→ **Data segment**:
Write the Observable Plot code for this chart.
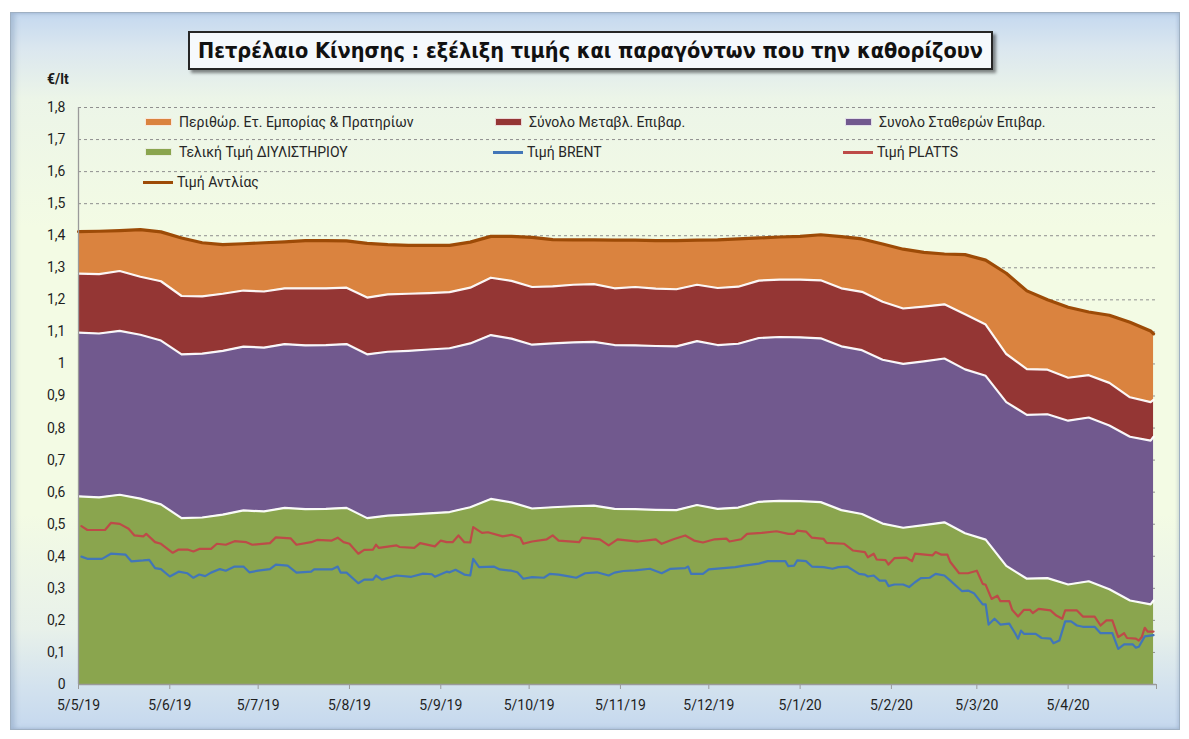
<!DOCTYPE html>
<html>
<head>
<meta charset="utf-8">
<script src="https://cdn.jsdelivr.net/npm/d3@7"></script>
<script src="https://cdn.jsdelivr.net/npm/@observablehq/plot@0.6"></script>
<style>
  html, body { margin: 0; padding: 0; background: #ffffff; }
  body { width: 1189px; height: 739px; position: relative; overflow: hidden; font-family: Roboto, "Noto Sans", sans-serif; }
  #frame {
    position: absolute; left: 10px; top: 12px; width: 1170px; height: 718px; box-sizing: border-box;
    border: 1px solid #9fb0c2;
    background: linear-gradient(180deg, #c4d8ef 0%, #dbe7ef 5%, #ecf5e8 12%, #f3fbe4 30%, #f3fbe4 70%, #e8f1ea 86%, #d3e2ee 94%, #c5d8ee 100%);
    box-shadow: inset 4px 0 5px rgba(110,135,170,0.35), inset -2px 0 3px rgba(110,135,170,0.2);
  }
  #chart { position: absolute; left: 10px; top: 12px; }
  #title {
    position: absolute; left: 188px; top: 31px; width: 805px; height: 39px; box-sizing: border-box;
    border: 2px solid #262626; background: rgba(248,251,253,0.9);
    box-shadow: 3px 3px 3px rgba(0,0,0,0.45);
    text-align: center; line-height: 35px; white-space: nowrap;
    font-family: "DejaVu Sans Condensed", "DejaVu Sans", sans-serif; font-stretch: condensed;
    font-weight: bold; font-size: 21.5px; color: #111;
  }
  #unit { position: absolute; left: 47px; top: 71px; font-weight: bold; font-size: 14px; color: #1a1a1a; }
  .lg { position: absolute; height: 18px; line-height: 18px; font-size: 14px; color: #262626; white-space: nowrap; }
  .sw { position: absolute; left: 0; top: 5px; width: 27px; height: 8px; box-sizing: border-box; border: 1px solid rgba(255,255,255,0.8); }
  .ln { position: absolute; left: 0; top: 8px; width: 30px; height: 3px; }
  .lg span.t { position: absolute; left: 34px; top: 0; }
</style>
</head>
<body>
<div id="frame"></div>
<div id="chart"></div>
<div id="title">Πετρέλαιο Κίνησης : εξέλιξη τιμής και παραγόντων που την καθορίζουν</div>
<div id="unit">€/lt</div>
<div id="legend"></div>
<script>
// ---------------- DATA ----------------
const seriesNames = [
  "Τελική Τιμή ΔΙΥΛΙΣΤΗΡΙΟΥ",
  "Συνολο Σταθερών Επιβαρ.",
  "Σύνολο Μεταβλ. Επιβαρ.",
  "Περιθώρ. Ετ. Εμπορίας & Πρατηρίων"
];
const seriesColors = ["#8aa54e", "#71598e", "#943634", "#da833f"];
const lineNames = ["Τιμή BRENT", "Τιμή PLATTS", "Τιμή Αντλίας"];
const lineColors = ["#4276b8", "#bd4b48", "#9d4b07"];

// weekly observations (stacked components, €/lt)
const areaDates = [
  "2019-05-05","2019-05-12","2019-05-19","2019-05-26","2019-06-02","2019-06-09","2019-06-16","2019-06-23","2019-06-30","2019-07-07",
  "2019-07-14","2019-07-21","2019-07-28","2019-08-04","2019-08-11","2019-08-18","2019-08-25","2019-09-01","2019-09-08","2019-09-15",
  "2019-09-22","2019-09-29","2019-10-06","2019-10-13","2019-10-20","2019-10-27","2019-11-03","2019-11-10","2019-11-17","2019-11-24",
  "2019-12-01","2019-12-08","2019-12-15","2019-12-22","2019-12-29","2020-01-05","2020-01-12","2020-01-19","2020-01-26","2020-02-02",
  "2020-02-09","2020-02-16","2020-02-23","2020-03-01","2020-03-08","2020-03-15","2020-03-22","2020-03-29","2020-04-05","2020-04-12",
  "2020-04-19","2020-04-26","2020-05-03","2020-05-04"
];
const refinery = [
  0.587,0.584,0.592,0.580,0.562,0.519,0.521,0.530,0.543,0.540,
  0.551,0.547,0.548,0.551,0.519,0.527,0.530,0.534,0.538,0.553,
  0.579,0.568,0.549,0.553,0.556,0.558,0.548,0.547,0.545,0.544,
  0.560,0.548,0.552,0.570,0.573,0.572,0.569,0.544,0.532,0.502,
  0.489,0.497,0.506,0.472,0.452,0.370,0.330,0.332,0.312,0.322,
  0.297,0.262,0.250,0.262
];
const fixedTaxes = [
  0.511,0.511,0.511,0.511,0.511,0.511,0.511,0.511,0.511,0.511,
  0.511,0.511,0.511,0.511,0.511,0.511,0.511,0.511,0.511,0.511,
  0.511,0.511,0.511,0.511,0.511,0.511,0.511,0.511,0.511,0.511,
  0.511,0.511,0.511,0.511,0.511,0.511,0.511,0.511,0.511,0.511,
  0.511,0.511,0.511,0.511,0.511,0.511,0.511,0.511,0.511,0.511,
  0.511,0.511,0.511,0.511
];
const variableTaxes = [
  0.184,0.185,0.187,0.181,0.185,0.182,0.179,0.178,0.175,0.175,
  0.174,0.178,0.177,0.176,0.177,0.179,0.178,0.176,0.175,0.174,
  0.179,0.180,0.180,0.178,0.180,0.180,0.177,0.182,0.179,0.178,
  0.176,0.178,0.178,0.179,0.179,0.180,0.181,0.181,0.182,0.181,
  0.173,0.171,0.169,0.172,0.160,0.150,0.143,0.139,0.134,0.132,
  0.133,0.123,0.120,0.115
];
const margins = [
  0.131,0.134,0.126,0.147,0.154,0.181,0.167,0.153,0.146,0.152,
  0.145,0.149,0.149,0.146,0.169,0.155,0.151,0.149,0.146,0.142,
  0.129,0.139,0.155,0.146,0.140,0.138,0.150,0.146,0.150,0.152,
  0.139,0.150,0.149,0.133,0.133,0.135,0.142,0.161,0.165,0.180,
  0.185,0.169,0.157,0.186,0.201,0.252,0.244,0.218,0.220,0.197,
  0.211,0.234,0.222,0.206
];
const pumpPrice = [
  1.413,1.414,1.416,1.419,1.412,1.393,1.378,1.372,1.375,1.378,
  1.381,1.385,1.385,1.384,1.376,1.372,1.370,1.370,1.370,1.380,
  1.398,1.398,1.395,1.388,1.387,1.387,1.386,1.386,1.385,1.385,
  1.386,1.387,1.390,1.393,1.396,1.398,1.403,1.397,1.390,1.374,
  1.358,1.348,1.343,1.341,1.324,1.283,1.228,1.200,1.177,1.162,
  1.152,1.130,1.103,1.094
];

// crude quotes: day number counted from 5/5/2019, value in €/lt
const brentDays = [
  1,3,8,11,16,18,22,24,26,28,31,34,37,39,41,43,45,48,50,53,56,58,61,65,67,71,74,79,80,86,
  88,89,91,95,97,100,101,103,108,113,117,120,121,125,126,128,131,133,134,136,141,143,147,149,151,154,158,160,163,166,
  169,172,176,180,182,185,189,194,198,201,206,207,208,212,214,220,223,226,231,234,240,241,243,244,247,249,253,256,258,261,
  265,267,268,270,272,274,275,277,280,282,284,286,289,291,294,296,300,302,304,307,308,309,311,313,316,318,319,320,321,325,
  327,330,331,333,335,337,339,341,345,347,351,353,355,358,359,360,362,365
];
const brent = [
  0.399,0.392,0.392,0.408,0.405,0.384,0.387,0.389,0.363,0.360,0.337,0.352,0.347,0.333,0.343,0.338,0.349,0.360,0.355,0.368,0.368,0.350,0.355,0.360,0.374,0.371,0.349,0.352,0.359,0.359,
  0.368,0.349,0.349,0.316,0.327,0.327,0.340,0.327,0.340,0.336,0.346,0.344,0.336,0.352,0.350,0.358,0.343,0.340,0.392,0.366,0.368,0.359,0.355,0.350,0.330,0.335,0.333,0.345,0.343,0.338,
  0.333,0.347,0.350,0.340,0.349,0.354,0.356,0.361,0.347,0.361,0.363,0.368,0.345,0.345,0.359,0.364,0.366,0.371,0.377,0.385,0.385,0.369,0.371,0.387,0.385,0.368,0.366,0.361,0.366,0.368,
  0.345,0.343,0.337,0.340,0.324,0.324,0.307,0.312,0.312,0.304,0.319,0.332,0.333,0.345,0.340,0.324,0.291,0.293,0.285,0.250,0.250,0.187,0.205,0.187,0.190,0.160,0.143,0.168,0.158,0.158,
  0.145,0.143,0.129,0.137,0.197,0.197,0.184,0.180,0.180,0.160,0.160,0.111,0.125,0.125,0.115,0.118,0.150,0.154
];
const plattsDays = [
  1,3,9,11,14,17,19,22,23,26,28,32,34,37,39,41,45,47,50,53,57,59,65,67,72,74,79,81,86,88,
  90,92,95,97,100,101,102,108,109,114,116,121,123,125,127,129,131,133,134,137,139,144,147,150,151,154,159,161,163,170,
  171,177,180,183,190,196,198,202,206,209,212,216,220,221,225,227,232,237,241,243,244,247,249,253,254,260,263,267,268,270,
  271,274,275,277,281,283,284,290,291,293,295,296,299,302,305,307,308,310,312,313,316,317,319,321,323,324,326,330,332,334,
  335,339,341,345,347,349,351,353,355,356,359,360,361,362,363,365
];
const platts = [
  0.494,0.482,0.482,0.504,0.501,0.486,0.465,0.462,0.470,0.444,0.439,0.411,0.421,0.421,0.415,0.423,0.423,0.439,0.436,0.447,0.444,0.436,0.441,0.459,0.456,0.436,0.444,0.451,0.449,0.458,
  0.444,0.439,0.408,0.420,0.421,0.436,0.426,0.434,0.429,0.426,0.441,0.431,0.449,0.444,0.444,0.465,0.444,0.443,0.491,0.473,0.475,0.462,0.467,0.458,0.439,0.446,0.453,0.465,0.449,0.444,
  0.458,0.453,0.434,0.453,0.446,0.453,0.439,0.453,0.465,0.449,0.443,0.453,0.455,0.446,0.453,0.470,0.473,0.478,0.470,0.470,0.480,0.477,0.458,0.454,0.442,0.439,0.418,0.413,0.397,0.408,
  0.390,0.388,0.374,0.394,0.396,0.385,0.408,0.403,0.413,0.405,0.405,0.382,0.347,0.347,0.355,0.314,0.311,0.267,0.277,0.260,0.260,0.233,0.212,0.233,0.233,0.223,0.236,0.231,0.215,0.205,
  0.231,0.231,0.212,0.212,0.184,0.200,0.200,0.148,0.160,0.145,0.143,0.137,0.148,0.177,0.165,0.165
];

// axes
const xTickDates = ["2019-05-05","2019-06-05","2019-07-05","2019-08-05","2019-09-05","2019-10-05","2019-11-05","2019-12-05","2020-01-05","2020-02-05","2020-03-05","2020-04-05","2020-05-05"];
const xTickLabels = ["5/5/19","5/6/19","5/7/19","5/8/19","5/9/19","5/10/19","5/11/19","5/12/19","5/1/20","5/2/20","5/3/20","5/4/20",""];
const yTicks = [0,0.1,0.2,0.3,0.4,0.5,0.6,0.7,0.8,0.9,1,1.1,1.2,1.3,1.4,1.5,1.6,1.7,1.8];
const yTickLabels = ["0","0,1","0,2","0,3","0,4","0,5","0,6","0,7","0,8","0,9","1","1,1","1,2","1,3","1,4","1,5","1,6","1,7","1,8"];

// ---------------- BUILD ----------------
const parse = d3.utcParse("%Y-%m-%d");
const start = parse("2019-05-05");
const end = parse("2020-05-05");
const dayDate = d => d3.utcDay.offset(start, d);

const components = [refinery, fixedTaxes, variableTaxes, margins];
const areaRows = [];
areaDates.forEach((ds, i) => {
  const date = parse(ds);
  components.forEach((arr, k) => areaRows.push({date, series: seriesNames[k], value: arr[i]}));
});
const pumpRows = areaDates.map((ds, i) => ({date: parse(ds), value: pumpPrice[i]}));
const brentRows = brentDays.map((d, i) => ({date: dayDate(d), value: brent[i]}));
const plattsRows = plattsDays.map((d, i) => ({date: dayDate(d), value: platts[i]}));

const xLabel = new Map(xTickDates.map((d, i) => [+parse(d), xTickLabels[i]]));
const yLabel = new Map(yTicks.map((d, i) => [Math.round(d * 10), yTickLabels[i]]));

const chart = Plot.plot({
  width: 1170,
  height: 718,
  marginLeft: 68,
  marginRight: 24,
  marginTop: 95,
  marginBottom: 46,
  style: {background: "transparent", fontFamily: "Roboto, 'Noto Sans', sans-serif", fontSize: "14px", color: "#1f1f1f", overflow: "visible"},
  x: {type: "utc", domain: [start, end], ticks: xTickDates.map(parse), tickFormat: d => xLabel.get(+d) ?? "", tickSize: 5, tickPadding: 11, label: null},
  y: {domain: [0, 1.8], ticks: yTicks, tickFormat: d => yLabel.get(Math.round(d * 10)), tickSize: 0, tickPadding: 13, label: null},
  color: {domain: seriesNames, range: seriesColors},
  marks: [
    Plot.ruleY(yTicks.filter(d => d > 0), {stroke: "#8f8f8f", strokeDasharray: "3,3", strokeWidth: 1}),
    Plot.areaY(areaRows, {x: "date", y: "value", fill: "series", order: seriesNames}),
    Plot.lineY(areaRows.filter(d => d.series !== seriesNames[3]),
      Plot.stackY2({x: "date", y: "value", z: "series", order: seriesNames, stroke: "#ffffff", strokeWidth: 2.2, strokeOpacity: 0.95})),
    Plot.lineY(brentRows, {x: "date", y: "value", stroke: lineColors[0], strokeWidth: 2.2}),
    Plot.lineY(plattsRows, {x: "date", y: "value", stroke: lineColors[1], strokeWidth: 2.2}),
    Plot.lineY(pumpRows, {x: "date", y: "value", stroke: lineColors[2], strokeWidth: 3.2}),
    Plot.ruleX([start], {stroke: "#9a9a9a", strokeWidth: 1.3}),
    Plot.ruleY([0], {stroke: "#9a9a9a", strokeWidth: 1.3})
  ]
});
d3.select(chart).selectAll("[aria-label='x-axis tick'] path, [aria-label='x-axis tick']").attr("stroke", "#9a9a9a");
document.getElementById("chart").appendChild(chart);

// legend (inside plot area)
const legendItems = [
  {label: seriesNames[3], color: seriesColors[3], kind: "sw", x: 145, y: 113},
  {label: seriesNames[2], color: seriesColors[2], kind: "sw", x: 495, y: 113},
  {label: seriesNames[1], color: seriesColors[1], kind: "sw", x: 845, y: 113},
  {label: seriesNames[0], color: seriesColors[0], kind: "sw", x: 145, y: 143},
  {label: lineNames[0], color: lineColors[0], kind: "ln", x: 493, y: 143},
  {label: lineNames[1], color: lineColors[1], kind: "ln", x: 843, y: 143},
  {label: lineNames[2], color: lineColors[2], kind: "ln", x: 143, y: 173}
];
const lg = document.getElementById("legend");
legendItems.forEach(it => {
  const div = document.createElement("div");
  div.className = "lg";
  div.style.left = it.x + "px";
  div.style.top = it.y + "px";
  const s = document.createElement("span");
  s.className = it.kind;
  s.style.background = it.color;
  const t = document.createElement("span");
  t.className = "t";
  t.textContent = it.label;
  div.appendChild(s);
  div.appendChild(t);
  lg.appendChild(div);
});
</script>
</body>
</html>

→ **What is being asked**: Collect the lines that hold "chart".

→ **Full answer**:
Write the Observable Plot code for this chart.
  #chart { position: absolute; left: 10px; top: 12px; }
<div id="chart"></div>
const chart = Plot.plot({
d3.select(chart).selectAll("[aria-label='x-axis tick'] path, [aria-label='x-axis tick']").attr("stroke", "#9a9a9a");
document.getElementById("chart").appendChild(chart);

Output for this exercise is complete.